3) Theater employees were checking IDs at the door, and holding some boys who couldn't produce ID back from the theater entrance ... and fighting with the theater dude about getting into the theater. I just looked at the guy and said, "Can I just go in?" and he waved me by. Meredith said she did the same thing, and the kids started complaining.
4) The movie was OK, better acting than necessary (except for Paris Hilton, whose acting was about at the level for a crappy horror film). Chad Michael Murray actually has discernable acting skill (I'd never seen him in anything before, so, nice surprise!), and I liked (dork that I am) that he and Elisha Cuthbert (cast as twins) actually resemble each other (similar noses, eyes and lips - though her lips are much fuller). What I didn't like: The unnecessary addition of a subplot where Paris' character thinks she's pregnant and hasn't told the boyfriend. What exactly is the point of that? It doesn't exactly add depth to the character.

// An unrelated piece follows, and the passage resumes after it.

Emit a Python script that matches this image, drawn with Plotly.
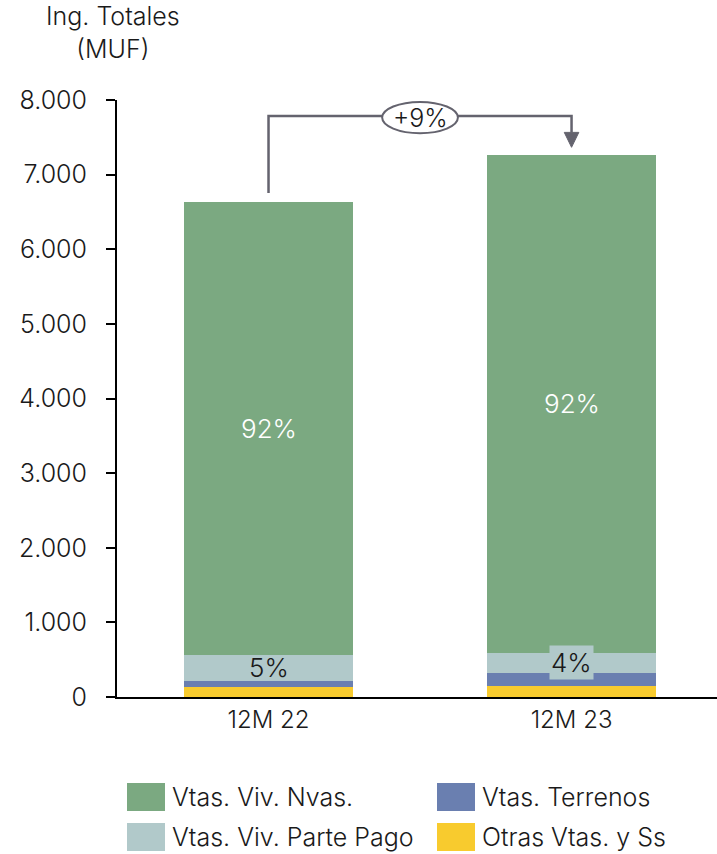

5) FUNNY!: After Elisha Cuthbert's character falls into a pit of blood and roadkill while she and Paris Hilton are walking through the forest, the men come to the rescue. They pull Elisha out of the pit, trying to help clean her up. Then, for no real reason, the camera cuts to Paris and her boyfriend, who asks her, "Are you alright?" to which she so cleverly responds, "Uh-huh." And then during Paris Hilton's strip tease (which looks more like swaying and disrobing to music), a boy in front of us opened his camera phone to take pics of it.